Dr Pierre, meanwhile, likened the former administration's NHI scheme to the Wendy's TV commercial where three elderly ladies are served a hamburger only to find a very small burger in the middle.

Implying that NHI had very little on the inside despite the glossy marketing, the MAB president said the key question was: 'Where's the beef?' or 'Where's the value?'

Emphasising that Bahamian physicians were committed to delivering quality healthcare, Dr Pierre wrote: "We welcome any fiscally sustainable plan that will achieve this, but the current plan does not meet that criteria.

"However, since the Government seems determined to move forward with an NHI scheme in some form - along with the inevitable increases in taxation that this will bring to bear - the important question to address is: How can NHI best provide value for the Bahamian people?"

Pointing out that virtually all Bahamians enjoyed access to healthcare pre-NHI, Dr Pierre said Bahamians had to acknowledge that "the NHI scheme in its present form provides absolutely nothing not presently available in the public health sector.

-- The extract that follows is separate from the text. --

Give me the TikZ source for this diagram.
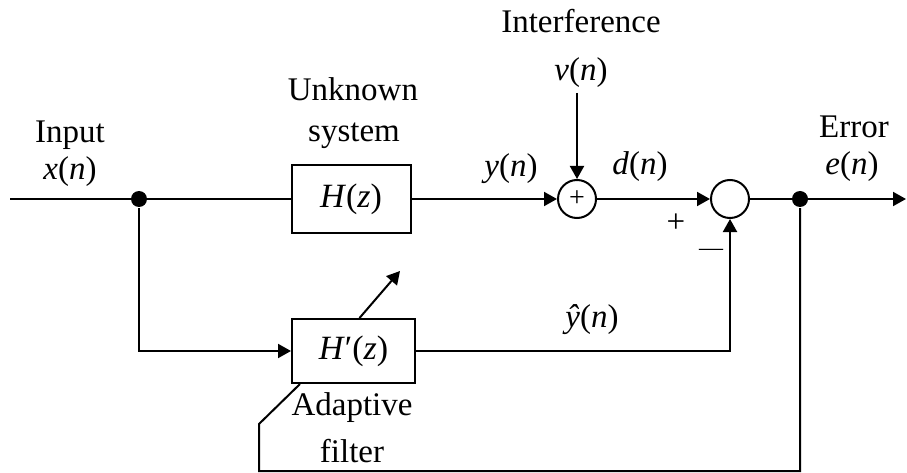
\documentclass[tikz,border=0pt]{standalone}
\usepackage{fontspec}
\setmainfont{Liberation Serif}
\usetikzlibrary{arrows.meta,calc}
\newcommand\iv[1]{\textit{#1}}
\begin{document}
\begin{tikzpicture}[x=1pt,y=-1pt, line width=2pt,
  >={Triangle[length=13pt,width=14pt]},
  block/.style={draw, line width=2pt, inner sep=0pt, font=\fontsize{34}{40}\selectfont},
  sumnode/.style={draw, circle, minimum size=38pt, inner sep=0pt},
  dotnode/.style={circle, fill, minimum size=16pt, inner sep=0pt},
  lbl/.style={anchor=base, inner sep=0pt, font=\fontsize{33}{38}\selectfont}]
\useasboundingbox (0,0) rectangle (907,473);
% blocks
\node[block, minimum width=119pt, minimum height=68pt] (H) at (351,199) {\iv{H}(\iv{z})};
\node[block, minimum width=123pt, minimum height=64pt] (Hp) at (353.5,351) {\iv{H}′(\iv{z})};
\node[sumnode] (s1) at (577,199) {\fontsize{28}{28}\selectfont +};
\node[sumnode] (s2) at (730,199) {};
\node[dotnode] (j1) at (139,199) {};
\node[dotnode] (j2) at (800,199) {};
% helper coordinates
\coordinate (in) at (10,199);
\coordinate (out) at (906,199);
\coordinate (v) at (577,93);
\coordinate (fb1) at (800,471);
\coordinate (fb2) at (259,471);
\coordinate (fb3) at (259,424);
\coordinate (fb4) at ($(Hp.south west)+(9,0)$);
\coordinate (ad1) at ($(Hp.north)+(6,0)$);
\coordinate (ad2) at (400,271);
% connectors
\draw (in) -- (H.west);
\draw[->] (H) -- (s1);
\draw[->] (v) -- (s1);
\draw[->] (s1) -- (s2);
\draw[->] (s2) -- (out);
\draw[->] (j1) |- (Hp);
\draw[->] (Hp) -| (s2);
\draw (j2) -- (fb1) -- (fb2) -- (fb3) -- (fb4);
\draw[->] (ad1) -- (ad2);
% labels
\node[lbl] (tin) at (70,143) {Input};
\node[lbl] (tx) at (70,179) {\iv{x}(\iv{n})};
\node[lbl] (tunk) at (353,101) {Unknown};
\node[lbl] (tsys) at (354,142) {system};
\node[lbl] (tint) at (581,33) {Interference};
\node[lbl] (tv) at (581,81) {\iv{v}(\iv{n})};
\node[lbl] (ty) at (511,177) {\iv{y}(\iv{n})};
\node[lbl] (td) at (640,175) {\iv{d}(\iv{n})};
\node[lbl] (tplus) at (676,233) {+};
\node[lbl, font=\fontsize{24}{28}\selectfont] (tminus) at (711,255) {—};
\node[lbl] (terr) at (854,138) {Error};
\node[lbl] (te) at (852,175) {\iv{e}(\iv{n})};
\node[lbl] (tyh) at (592,327) {\iv{ŷ}(\iv{n})};
\node[lbl] (tad) at (352,415) {Adaptive};
\node[lbl] (tfil) at (352,462) {filter};
\end{tikzpicture}
\end{document}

"Yes, it is true that our public healthcare system is beset by management issues, excessive red tape and misuse of resources. However, upwards of 90 per cent of the health care needs of Bahamians are accessible - right now - through the public healthcare system," he explained.

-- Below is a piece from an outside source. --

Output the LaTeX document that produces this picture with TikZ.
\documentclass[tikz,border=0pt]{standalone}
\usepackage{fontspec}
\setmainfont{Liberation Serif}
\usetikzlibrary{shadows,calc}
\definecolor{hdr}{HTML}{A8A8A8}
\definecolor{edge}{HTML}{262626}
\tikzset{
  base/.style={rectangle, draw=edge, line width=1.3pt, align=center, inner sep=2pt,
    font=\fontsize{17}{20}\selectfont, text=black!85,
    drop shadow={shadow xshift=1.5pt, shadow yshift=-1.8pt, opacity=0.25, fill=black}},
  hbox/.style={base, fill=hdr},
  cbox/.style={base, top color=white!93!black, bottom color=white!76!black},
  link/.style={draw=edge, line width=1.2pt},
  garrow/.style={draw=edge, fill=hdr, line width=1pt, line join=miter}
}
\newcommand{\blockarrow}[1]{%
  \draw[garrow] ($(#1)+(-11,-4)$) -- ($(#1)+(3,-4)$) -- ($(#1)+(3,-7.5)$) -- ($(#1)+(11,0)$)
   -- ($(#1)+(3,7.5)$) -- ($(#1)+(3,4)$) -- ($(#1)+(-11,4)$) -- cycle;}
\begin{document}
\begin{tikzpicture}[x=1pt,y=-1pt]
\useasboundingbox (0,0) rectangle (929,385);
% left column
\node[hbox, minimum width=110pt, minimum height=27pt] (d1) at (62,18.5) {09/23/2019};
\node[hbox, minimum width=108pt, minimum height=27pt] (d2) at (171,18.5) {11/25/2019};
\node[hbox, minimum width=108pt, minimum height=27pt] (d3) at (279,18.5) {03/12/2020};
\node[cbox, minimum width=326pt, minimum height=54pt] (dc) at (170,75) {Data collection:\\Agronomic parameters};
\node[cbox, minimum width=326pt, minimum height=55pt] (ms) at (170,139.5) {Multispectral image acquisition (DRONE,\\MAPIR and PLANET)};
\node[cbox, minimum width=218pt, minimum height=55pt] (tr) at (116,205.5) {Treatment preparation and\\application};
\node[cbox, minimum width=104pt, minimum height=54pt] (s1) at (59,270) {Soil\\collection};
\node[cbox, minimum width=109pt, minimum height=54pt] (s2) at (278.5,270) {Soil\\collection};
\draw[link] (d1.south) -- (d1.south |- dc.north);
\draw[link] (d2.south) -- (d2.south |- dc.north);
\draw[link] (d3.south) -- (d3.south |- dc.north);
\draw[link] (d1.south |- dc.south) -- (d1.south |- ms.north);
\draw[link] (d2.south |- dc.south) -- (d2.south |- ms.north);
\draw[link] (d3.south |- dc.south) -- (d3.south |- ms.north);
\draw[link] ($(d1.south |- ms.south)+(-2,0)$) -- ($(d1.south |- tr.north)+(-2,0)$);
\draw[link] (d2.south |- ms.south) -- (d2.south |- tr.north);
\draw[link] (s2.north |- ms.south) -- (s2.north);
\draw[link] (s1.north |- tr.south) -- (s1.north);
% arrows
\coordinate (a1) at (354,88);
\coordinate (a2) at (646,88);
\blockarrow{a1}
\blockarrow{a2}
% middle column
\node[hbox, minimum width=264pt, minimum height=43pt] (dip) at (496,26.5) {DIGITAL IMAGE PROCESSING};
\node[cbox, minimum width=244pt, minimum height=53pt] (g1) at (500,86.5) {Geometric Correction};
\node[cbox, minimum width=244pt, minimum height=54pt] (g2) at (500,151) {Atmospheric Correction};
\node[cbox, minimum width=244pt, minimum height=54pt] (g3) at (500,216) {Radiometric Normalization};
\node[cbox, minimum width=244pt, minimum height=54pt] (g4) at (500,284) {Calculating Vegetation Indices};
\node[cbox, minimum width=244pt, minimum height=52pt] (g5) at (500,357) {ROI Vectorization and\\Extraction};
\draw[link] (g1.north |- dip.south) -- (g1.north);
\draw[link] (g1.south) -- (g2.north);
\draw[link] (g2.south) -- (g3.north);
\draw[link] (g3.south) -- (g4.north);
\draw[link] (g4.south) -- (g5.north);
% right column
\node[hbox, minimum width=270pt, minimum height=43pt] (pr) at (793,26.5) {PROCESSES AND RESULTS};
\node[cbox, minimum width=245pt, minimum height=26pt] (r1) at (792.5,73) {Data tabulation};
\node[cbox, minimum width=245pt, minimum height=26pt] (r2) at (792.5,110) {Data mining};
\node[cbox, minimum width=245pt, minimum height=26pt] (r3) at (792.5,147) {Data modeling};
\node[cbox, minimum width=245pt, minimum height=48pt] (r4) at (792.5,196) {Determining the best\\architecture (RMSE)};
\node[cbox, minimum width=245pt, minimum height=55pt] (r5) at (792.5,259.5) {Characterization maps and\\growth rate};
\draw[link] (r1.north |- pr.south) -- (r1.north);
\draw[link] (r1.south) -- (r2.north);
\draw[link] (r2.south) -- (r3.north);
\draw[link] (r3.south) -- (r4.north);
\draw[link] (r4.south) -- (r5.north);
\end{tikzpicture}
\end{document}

"The proposed NHI scheme will not add a single service, test, screening or care opportunity that is not presently available to the Bahamian public. So why add millions of dollars of additional debt, new layers of bureaucracy and opportunities for mismanagement for a service that presently exists?"

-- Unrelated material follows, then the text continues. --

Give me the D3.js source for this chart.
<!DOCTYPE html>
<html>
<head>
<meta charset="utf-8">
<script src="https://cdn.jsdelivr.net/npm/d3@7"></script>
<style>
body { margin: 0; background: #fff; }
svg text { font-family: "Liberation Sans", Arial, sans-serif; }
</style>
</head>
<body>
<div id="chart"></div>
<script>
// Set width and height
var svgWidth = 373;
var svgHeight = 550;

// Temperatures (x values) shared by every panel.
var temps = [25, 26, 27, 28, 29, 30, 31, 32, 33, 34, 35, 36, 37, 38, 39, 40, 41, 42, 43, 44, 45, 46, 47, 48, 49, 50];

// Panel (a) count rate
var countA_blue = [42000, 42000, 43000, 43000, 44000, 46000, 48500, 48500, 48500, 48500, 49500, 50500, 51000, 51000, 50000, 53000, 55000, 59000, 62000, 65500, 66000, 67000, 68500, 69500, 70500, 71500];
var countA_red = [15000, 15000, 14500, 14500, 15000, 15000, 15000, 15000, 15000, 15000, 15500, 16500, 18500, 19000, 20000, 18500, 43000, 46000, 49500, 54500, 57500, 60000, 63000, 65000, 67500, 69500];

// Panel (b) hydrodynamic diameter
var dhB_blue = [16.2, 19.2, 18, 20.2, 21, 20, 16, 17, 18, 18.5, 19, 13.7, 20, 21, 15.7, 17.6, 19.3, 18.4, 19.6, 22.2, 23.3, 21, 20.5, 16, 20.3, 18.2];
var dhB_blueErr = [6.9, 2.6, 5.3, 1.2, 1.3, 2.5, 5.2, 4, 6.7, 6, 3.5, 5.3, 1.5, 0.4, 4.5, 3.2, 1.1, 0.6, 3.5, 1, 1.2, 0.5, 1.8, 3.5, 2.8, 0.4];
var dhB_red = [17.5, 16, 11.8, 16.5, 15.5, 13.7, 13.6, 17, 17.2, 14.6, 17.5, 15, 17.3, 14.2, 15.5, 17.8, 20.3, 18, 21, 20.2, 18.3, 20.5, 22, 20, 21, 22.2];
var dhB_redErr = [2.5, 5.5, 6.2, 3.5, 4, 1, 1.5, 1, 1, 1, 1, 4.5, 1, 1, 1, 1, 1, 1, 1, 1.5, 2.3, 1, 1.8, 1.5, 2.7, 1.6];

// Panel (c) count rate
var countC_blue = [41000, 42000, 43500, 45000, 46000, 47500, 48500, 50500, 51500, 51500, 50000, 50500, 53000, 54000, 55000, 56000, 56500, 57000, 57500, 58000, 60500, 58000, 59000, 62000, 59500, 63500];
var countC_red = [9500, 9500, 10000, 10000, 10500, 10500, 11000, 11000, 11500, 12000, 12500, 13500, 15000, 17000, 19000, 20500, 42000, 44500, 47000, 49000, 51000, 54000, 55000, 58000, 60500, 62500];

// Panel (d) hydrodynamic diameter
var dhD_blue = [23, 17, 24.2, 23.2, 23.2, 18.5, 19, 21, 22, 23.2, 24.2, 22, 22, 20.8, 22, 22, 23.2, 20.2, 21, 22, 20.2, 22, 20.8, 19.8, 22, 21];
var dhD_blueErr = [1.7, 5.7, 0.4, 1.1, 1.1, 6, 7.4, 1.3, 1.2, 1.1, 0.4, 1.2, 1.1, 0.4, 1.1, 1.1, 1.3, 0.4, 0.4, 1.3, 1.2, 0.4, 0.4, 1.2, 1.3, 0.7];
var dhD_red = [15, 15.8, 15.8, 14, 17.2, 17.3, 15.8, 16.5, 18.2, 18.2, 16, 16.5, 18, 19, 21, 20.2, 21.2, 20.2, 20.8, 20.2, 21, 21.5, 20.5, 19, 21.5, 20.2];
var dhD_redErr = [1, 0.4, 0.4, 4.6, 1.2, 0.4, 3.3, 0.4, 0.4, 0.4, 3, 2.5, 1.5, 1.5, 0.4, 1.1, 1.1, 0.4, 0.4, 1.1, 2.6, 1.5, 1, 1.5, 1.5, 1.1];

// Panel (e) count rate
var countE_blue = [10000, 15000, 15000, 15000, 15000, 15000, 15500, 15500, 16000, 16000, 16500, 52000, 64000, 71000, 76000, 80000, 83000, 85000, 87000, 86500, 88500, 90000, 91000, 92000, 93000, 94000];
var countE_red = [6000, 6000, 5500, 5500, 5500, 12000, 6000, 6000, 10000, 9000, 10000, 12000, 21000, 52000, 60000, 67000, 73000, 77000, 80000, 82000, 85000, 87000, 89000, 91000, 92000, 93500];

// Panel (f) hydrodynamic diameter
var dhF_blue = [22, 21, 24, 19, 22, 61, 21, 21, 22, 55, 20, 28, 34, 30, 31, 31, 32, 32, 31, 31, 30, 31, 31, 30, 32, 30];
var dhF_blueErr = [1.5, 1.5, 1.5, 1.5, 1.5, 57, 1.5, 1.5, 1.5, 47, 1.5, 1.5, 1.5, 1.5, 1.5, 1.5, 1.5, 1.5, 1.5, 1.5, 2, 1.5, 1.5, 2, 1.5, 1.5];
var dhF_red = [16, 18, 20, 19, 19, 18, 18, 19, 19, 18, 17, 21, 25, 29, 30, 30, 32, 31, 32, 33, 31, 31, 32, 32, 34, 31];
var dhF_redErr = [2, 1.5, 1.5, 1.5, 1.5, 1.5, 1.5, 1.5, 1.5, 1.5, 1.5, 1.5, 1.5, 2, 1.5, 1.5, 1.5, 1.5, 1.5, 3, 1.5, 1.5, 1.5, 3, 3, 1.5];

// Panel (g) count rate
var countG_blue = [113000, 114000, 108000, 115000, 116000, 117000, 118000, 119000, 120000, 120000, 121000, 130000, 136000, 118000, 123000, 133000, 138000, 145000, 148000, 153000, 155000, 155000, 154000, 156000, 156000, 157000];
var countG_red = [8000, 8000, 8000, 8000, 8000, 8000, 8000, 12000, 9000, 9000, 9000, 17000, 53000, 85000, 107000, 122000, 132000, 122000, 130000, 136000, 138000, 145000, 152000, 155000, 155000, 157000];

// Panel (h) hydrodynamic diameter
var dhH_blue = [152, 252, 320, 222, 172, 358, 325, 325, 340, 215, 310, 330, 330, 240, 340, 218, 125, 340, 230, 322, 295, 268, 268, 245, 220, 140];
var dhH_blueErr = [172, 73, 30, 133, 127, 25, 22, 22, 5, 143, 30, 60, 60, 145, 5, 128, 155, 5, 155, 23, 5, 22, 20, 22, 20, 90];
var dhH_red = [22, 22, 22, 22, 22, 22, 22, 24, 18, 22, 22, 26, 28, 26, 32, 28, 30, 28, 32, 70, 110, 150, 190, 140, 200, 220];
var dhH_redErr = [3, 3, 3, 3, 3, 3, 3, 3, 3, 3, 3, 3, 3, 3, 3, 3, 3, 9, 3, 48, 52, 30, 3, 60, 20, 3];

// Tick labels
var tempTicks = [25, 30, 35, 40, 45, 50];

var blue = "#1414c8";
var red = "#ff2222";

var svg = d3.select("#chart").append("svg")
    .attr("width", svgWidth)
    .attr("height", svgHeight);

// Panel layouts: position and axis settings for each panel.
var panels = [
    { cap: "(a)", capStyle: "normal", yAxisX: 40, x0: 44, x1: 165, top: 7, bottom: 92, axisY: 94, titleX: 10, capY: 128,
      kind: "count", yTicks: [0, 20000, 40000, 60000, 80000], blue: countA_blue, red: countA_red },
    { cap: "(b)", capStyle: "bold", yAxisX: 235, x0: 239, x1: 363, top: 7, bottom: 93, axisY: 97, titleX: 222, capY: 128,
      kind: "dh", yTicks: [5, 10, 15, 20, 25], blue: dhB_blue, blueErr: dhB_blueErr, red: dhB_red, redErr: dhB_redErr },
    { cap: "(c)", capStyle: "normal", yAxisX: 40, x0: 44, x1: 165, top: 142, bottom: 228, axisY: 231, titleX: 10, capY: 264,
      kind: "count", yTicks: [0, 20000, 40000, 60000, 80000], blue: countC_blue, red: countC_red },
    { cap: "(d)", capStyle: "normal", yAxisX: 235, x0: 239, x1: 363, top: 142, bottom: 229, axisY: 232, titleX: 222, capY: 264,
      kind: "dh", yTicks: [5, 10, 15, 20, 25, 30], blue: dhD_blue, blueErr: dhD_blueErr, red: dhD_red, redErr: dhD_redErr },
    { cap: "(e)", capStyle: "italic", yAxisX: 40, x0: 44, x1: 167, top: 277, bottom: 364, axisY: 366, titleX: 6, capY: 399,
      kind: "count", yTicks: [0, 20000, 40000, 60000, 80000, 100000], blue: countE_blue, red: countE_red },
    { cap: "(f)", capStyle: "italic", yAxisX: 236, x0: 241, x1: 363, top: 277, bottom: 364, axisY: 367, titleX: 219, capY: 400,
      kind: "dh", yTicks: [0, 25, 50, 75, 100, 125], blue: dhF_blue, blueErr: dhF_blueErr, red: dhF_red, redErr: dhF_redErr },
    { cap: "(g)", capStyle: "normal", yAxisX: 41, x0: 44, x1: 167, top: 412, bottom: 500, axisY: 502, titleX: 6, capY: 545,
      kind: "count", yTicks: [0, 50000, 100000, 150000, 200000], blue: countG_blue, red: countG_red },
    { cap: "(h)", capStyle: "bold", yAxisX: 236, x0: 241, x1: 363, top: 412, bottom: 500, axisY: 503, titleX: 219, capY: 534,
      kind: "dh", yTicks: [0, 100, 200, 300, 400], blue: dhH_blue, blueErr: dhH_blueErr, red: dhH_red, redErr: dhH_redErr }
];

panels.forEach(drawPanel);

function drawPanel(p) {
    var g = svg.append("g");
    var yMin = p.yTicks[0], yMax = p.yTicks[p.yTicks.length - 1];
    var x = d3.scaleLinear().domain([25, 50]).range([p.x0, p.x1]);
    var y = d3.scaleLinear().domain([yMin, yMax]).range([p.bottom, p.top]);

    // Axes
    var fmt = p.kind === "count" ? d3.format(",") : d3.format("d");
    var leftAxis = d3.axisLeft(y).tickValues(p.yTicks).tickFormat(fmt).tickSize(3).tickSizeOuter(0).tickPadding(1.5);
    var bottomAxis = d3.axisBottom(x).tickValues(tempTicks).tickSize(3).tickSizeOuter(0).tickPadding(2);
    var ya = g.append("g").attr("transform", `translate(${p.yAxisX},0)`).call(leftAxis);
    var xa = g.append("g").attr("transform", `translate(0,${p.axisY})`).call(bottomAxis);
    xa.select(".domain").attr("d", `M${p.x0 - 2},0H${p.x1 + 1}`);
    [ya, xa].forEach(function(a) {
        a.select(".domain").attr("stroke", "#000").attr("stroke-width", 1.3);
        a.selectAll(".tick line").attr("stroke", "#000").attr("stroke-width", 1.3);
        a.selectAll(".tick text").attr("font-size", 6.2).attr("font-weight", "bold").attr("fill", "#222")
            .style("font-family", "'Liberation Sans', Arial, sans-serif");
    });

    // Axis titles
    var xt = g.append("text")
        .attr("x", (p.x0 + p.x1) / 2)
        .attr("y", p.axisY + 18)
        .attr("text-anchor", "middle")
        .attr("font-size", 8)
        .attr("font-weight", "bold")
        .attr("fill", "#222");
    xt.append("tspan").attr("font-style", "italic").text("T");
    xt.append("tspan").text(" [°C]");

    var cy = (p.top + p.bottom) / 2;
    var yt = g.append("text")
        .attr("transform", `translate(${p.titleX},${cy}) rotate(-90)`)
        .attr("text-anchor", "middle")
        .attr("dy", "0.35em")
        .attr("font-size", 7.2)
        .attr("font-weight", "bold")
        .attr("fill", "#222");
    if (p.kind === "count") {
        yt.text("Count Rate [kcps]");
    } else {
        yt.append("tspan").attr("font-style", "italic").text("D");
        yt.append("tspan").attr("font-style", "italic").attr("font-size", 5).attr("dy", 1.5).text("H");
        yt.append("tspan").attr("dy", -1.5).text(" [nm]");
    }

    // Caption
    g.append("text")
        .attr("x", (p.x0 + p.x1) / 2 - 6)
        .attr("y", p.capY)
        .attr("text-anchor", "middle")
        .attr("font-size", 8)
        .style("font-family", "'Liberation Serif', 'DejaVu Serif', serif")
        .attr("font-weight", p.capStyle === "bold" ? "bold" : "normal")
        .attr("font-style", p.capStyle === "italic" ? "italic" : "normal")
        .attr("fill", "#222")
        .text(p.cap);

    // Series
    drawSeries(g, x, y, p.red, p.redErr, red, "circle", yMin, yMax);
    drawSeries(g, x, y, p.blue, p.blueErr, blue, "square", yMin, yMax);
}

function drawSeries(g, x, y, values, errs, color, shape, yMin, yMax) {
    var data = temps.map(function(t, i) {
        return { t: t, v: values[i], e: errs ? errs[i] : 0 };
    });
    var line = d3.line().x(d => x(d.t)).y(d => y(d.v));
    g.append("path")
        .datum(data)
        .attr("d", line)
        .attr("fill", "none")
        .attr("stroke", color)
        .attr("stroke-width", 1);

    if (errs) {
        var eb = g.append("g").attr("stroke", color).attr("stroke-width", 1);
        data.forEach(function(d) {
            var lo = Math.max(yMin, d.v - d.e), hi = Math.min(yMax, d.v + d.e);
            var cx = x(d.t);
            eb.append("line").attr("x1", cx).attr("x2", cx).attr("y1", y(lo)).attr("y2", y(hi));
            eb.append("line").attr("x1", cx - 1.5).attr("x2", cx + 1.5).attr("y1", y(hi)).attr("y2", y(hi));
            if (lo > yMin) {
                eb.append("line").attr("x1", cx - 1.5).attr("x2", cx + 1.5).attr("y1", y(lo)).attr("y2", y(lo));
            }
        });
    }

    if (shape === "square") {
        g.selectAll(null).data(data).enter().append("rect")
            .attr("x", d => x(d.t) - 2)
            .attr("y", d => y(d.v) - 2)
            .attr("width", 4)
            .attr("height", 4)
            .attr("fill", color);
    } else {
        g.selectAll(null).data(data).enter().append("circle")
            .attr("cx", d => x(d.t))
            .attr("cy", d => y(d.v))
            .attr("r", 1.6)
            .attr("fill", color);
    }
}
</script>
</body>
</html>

Dr Pierre said the notion that NHI could provide similar amenities to those offered by private health insurance had been "debunked" by global experiences.

As a result, he argued that NHI should be focused on providing medical supplies and services that patients have to pay for in the public healthcare system.

"NHI would fund such things as vascular grafts for patients on dialysis, comprehensive cancer care, pacemakers, pediatric heart surgery, extended care including rehabilitation for stroke victims, etc," Dr Pierre suggested.

"NHI for services not presently available in the public sector will enhance our healthcare service, fully utilise our present infrastructure, add minimal debt, remove the need for cookouts to fund medical care and would receive buy-in from all stakeholders, especially physicians."

He continued: "The value is in providing medical services that are urgently needed but not presently available. If we must move forward with this concept, let it be in a way that truly benefits Bahamians and adds value to our standard of living.

"Hopefully, this government will listen to and execute the plans of our exceptional professionals, and not go searching the globe for foreign consultants. Or worse, attempt to implement some ill-conceived, hare-brained scheme meant to gain political traction but instead causes incalculable suffering for the Bahamian people."